» **TASK STATEMENT**
Repeat the data that follows, word for word, without the images.

» **SOURCE EXCERPT**

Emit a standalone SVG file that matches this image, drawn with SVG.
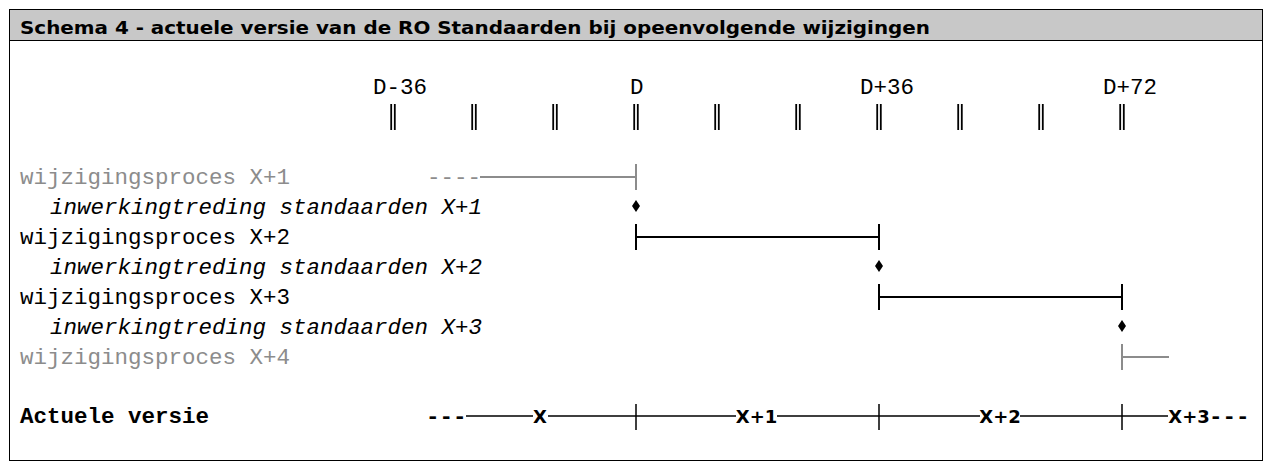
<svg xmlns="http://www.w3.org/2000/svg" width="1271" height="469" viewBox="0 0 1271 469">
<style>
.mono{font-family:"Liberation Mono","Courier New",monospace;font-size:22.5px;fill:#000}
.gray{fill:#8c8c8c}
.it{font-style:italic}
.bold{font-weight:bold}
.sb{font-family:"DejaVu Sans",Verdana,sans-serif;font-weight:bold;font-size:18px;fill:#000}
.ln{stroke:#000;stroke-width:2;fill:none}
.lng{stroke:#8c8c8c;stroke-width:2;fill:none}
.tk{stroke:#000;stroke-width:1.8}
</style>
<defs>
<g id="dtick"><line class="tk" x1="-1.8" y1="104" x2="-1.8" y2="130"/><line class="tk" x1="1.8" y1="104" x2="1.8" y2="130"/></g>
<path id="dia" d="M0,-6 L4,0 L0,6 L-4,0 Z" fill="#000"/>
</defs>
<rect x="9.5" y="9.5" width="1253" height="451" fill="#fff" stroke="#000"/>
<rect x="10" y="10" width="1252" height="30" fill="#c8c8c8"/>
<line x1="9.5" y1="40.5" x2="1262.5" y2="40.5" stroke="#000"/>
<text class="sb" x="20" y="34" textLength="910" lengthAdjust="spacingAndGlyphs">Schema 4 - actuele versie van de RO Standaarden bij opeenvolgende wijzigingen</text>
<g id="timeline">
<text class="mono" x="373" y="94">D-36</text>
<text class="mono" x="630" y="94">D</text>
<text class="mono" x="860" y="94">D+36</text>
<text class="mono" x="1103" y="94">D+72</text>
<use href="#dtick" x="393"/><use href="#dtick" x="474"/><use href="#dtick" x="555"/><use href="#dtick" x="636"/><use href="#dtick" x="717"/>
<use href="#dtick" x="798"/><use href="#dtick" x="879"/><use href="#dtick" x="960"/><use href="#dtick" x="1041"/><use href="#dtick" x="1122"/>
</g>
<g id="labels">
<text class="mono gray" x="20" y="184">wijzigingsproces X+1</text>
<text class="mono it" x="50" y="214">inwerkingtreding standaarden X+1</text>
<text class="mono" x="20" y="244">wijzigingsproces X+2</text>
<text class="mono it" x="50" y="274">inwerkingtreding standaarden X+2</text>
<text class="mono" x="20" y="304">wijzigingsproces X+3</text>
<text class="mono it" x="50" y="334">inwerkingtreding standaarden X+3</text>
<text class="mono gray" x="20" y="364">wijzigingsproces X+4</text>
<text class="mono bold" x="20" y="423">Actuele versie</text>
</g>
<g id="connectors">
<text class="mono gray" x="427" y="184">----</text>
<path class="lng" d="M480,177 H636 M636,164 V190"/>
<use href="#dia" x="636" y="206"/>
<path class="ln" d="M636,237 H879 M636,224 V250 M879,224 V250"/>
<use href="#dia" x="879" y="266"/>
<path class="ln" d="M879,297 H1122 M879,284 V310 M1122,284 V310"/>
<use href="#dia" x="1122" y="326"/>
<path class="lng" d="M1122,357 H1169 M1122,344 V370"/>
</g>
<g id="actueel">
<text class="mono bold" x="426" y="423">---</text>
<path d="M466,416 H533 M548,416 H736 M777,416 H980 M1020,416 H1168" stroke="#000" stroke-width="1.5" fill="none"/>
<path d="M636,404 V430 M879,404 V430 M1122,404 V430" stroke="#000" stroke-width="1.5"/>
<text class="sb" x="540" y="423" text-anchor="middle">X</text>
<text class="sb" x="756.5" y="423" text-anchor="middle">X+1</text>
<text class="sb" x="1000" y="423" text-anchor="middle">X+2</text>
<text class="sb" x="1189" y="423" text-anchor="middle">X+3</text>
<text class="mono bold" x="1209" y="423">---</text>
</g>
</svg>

» **TASK OUTPUT**
Emit a standalone SVG file that matches this image, drawn with SVG.
<svg xmlns="http://www.w3.org/2000/svg" width="1271" height="469" viewBox="0 0 1271 469">
<style>
.mono{font-family:"Liberation Mono","Courier New",monospace;font-size:22.5px;fill:#000}
.gray{fill:#8c8c8c}
.it{font-style:italic}
.bold{font-weight:bold}
.sb{font-family:"DejaVu Sans",Verdana,sans-serif;font-weight:bold;font-size:18px;fill:#000}
.ln{stroke:#000;stroke-width:2;fill:none}
.lng{stroke:#8c8c8c;stroke-width:2;fill:none}
.tk{stroke:#000;stroke-width:1.8}
</style>
<defs>
<g id="dtick"><line class="tk" x1="-1.8" y1="104" x2="-1.8" y2="130"/><line class="tk" x1="1.8" y1="104" x2="1.8" y2="130"/></g>
<path id="dia" d="M0,-6 L4,0 L0,6 L-4,0 Z" fill="#000"/>
</defs>
<rect x="9.5" y="9.5" width="1253" height="451" fill="#fff" stroke="#000"/>
<rect x="10" y="10" width="1252" height="30" fill="#c8c8c8"/>
<line x1="9.5" y1="40.5" x2="1262.5" y2="40.5" stroke="#000"/>
<text class="sb" x="20" y="34" textLength="910" lengthAdjust="spacingAndGlyphs">Schema 4 - actuele versie van de RO Standaarden bij opeenvolgende wijzigingen</text>
<g id="timeline">
<text class="mono" x="373" y="94">D-36</text>
<text class="mono" x="630" y="94">D</text>
<text class="mono" x="860" y="94">D+36</text>
<text class="mono" x="1103" y="94">D+72</text>
<use href="#dtick" x="393"/><use href="#dtick" x="474"/><use href="#dtick" x="555"/><use href="#dtick" x="636"/><use href="#dtick" x="717"/>
<use href="#dtick" x="798"/><use href="#dtick" x="879"/><use href="#dtick" x="960"/><use href="#dtick" x="1041"/><use href="#dtick" x="1122"/>
</g>
<g id="labels">
<text class="mono gray" x="20" y="184">wijzigingsproces X+1</text>
<text class="mono it" x="50" y="214">inwerkingtreding standaarden X+1</text>
<text class="mono" x="20" y="244">wijzigingsproces X+2</text>
<text class="mono it" x="50" y="274">inwerkingtreding standaarden X+2</text>
<text class="mono" x="20" y="304">wijzigingsproces X+3</text>
<text class="mono it" x="50" y="334">inwerkingtreding standaarden X+3</text>
<text class="mono gray" x="20" y="364">wijzigingsproces X+4</text>
<text class="mono bold" x="20" y="423">Actuele versie</text>
</g>
<g id="connectors">
<text class="mono gray" x="427" y="184">----</text>
<path class="lng" d="M480,177 H636 M636,164 V190"/>
<use href="#dia" x="636" y="206"/>
<path class="ln" d="M636,237 H879 M636,224 V250 M879,224 V250"/>
<use href="#dia" x="879" y="266"/>
<path class="ln" d="M879,297 H1122 M879,284 V310 M1122,284 V310"/>
<use href="#dia" x="1122" y="326"/>
<path class="lng" d="M1122,357 H1169 M1122,344 V370"/>
</g>
<g id="actueel">
<text class="mono bold" x="426" y="423">---</text>
<path d="M466,416 H533 M548,416 H736 M777,416 H980 M1020,416 H1168" stroke="#000" stroke-width="1.5" fill="none"/>
<path d="M636,404 V430 M879,404 V430 M1122,404 V430" stroke="#000" stroke-width="1.5"/>
<text class="sb" x="540" y="423" text-anchor="middle">X</text>
<text class="sb" x="756.5" y="423" text-anchor="middle">X+1</text>
<text class="sb" x="1000" y="423" text-anchor="middle">X+2</text>
<text class="sb" x="1189" y="423" text-anchor="middle">X+3</text>
<text class="mono bold" x="1209" y="423">---</text>
</g>
</svg>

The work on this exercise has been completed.